RECORDED DATA:
** start **

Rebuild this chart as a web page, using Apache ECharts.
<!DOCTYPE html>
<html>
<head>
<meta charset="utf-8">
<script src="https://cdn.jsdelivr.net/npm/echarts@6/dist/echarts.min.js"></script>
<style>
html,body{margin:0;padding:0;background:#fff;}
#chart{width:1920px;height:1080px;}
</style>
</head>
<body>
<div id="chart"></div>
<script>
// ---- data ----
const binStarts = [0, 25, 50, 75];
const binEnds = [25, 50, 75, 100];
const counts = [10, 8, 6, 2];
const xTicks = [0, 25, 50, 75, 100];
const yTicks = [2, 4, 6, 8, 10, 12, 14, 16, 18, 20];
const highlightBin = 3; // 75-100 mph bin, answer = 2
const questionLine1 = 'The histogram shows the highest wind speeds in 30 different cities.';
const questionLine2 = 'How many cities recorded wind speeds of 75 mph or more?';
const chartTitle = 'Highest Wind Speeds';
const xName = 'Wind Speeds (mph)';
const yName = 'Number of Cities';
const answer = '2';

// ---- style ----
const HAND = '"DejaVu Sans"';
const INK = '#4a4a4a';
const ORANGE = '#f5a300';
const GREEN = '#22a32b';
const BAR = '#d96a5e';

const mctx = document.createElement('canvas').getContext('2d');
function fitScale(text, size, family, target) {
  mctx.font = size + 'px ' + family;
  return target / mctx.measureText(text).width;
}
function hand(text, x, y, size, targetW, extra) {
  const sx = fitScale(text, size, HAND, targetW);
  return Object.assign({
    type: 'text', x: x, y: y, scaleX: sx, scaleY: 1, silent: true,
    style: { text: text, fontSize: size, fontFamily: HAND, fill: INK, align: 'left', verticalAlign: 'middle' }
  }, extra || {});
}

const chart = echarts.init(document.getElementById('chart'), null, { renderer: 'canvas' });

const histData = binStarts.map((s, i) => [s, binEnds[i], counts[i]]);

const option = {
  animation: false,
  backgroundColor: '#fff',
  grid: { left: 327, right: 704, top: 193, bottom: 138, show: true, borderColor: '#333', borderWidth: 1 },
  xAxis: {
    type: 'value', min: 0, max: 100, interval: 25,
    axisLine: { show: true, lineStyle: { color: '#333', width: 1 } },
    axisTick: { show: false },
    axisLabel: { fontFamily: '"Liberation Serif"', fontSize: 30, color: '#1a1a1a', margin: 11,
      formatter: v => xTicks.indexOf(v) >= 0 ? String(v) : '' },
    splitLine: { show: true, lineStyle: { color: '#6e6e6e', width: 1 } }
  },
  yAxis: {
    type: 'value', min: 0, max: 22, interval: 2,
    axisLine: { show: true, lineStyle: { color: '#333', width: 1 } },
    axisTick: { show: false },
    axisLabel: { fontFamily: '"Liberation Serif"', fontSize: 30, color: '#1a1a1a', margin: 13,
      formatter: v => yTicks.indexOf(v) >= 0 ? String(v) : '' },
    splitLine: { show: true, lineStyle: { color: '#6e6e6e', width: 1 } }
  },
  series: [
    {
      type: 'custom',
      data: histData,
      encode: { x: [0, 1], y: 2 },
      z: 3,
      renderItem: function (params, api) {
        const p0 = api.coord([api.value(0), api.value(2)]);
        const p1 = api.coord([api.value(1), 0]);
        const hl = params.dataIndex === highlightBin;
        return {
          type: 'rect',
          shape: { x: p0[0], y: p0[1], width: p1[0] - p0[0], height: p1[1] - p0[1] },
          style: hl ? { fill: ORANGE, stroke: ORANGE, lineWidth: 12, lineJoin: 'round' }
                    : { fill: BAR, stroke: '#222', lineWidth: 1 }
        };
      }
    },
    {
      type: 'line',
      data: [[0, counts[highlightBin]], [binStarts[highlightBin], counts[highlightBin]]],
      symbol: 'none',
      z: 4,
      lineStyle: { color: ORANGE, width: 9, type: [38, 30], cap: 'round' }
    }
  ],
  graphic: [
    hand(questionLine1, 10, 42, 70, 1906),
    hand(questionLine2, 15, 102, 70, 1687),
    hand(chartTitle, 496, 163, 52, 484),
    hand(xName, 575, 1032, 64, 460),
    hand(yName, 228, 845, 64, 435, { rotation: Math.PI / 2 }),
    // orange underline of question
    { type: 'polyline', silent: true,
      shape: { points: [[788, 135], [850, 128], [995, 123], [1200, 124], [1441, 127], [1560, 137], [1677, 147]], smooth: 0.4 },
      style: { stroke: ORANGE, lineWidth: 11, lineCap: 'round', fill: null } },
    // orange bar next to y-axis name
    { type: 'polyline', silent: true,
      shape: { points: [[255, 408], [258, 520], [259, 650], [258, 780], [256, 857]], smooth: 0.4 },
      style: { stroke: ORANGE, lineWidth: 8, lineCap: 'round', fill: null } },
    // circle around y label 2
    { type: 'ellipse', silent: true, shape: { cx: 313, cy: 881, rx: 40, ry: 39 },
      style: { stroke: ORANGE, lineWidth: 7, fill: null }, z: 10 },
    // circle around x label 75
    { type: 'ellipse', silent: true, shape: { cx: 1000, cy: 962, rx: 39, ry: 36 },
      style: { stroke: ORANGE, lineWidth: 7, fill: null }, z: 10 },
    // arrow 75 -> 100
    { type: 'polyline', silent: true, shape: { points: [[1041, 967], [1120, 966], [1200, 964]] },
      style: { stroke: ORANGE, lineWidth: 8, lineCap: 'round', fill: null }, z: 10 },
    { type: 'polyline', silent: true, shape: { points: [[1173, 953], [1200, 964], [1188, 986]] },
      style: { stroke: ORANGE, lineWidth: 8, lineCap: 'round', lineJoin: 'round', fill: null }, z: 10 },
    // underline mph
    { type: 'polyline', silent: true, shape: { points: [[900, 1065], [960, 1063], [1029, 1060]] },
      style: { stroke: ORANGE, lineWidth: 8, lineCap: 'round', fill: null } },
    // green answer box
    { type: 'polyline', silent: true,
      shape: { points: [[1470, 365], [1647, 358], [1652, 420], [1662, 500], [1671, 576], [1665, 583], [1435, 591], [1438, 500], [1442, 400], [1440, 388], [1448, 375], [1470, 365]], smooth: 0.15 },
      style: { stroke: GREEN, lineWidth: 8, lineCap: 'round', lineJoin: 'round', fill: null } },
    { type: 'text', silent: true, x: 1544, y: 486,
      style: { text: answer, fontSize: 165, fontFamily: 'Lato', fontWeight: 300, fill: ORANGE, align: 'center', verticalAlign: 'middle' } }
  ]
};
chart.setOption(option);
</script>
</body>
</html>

** end **

GIVEN EXERCISE:
Quote each line of the data above exactly as written.

FINAL ANSWER:
Rebuild this chart as a web page, using Apache ECharts.
<!DOCTYPE html>
<html>
<head>
<meta charset="utf-8">
<script src="https://cdn.jsdelivr.net/npm/echarts@6/dist/echarts.min.js"></script>
<style>
html,body{margin:0;padding:0;background:#fff;}
#chart{width:1920px;height:1080px;}
</style>
</head>
<body>
<div id="chart"></div>
<script>
// ---- data ----
const binStarts = [0, 25, 50, 75];
const binEnds = [25, 50, 75, 100];
const counts = [10, 8, 6, 2];
const xTicks = [0, 25, 50, 75, 100];
const yTicks = [2, 4, 6, 8, 10, 12, 14, 16, 18, 20];
const highlightBin = 3; // 75-100 mph bin, answer = 2
const questionLine1 = 'The histogram shows the highest wind speeds in 30 different cities.';
const questionLine2 = 'How many cities recorded wind speeds of 75 mph or more?';
const chartTitle = 'Highest Wind Speeds';
const xName = 'Wind Speeds (mph)';
const yName = 'Number of Cities';
const answer = '2';

// ---- style ----
const HAND = '"DejaVu Sans"';
const INK = '#4a4a4a';
const ORANGE = '#f5a300';
const GREEN = '#22a32b';
const BAR = '#d96a5e';

const mctx = document.createElement('canvas').getContext('2d');
function fitScale(text, size, family, target) {
  mctx.font = size + 'px ' + family;
  return target / mctx.measureText(text).width;
}
function hand(text, x, y, size, targetW, extra) {
  const sx = fitScale(text, size, HAND, targetW);
  return Object.assign({
    type: 'text', x: x, y: y, scaleX: sx, scaleY: 1, silent: true,
    style: { text: text, fontSize: size, fontFamily: HAND, fill: INK, align: 'left', verticalAlign: 'middle' }
  }, extra || {});
}

const chart = echarts.init(document.getElementById('chart'), null, { renderer: 'canvas' });

const histData = binStarts.map((s, i) => [s, binEnds[i], counts[i]]);

const option = {
  animation: false,
  backgroundColor: '#fff',
  grid: { left: 327, right: 704, top: 193, bottom: 138, show: true, borderColor: '#333', borderWidth: 1 },
  xAxis: {
    type: 'value', min: 0, max: 100, interval: 25,
    axisLine: { show: true, lineStyle: { color: '#333', width: 1 } },
    axisTick: { show: false },
    axisLabel: { fontFamily: '"Liberation Serif"', fontSize: 30, color: '#1a1a1a', margin: 11,
      formatter: v => xTicks.indexOf(v) >= 0 ? String(v) : '' },
    splitLine: { show: true, lineStyle: { color: '#6e6e6e', width: 1 } }
  },
  yAxis: {
    type: 'value', min: 0, max: 22, interval: 2,
    axisLine: { show: true, lineStyle: { color: '#333', width: 1 } },
    axisTick: { show: false },
    axisLabel: { fontFamily: '"Liberation Serif"', fontSize: 30, color: '#1a1a1a', margin: 13,
      formatter: v => yTicks.indexOf(v) >= 0 ? String(v) : '' },
    splitLine: { show: true, lineStyle: { color: '#6e6e6e', width: 1 } }
  },
  series: [
    {
      type: 'custom',
      data: histData,
      encode: { x: [0, 1], y: 2 },
      z: 3,
      renderItem: function (params, api) {
        const p0 = api.coord([api.value(0), api.value(2)]);
        const p1 = api.coord([api.value(1), 0]);
        const hl = params.dataIndex === highlightBin;
        return {
          type: 'rect',
          shape: { x: p0[0], y: p0[1], width: p1[0] - p0[0], height: p1[1] - p0[1] },
          style: hl ? { fill: ORANGE, stroke: ORANGE, lineWidth: 12, lineJoin: 'round' }
                    : { fill: BAR, stroke: '#222', lineWidth: 1 }
        };
      }
    },
    {
      type: 'line',
      data: [[0, counts[highlightBin]], [binStarts[highlightBin], counts[highlightBin]]],
      symbol: 'none',
      z: 4,
      lineStyle: { color: ORANGE, width: 9, type: [38, 30], cap: 'round' }
    }
  ],
  graphic: [
    hand(questionLine1, 10, 42, 70, 1906),
    hand(questionLine2, 15, 102, 70, 1687),
    hand(chartTitle, 496, 163, 52, 484),
    hand(xName, 575, 1032, 64, 460),
    hand(yName, 228, 845, 64, 435, { rotation: Math.PI / 2 }),
    // orange underline of question
    { type: 'polyline', silent: true,
      shape: { points: [[788, 135], [850, 128], [995, 123], [1200, 124], [1441, 127], [1560, 137], [1677, 147]], smooth: 0.4 },
      style: { stroke: ORANGE, lineWidth: 11, lineCap: 'round', fill: null } },
    // orange bar next to y-axis name
    { type: 'polyline', silent: true,
      shape: { points: [[255, 408], [258, 520], [259, 650], [258, 780], [256, 857]], smooth: 0.4 },
      style: { stroke: ORANGE, lineWidth: 8, lineCap: 'round', fill: null } },
    // circle around y label 2
    { type: 'ellipse', silent: true, shape: { cx: 313, cy: 881, rx: 40, ry: 39 },
      style: { stroke: ORANGE, lineWidth: 7, fill: null }, z: 10 },
    // circle around x label 75
    { type: 'ellipse', silent: true, shape: { cx: 1000, cy: 962, rx: 39, ry: 36 },
      style: { stroke: ORANGE, lineWidth: 7, fill: null }, z: 10 },
    // arrow 75 -> 100
    { type: 'polyline', silent: true, shape: { points: [[1041, 967], [1120, 966], [1200, 964]] },
      style: { stroke: ORANGE, lineWidth: 8, lineCap: 'round', fill: null }, z: 10 },
    { type: 'polyline', silent: true, shape: { points: [[1173, 953], [1200, 964], [1188, 986]] },
      style: { stroke: ORANGE, lineWidth: 8, lineCap: 'round', lineJoin: 'round', fill: null }, z: 10 },
    // underline mph
    { type: 'polyline', silent: true, shape: { points: [[900, 1065], [960, 1063], [1029, 1060]] },
      style: { stroke: ORANGE, lineWidth: 8, lineCap: 'round', fill: null } },
    // green answer box
    { type: 'polyline', silent: true,
      shape: { points: [[1470, 365], [1647, 358], [1652, 420], [1662, 500], [1671, 576], [1665, 583], [1435, 591], [1438, 500], [1442, 400], [1440, 388], [1448, 375], [1470, 365]], smooth: 0.15 },
      style: { stroke: GREEN, lineWidth: 8, lineCap: 'round', lineJoin: 'round', fill: null } },
    { type: 'text', silent: true, x: 1544, y: 486,
      style: { text: answer, fontSize: 165, fontFamily: 'Lato', fontWeight: 300, fill: ORANGE, align: 'center', verticalAlign: 'middle' } }
  ]
};
chart.setOption(option);
</script>
</body>
</html>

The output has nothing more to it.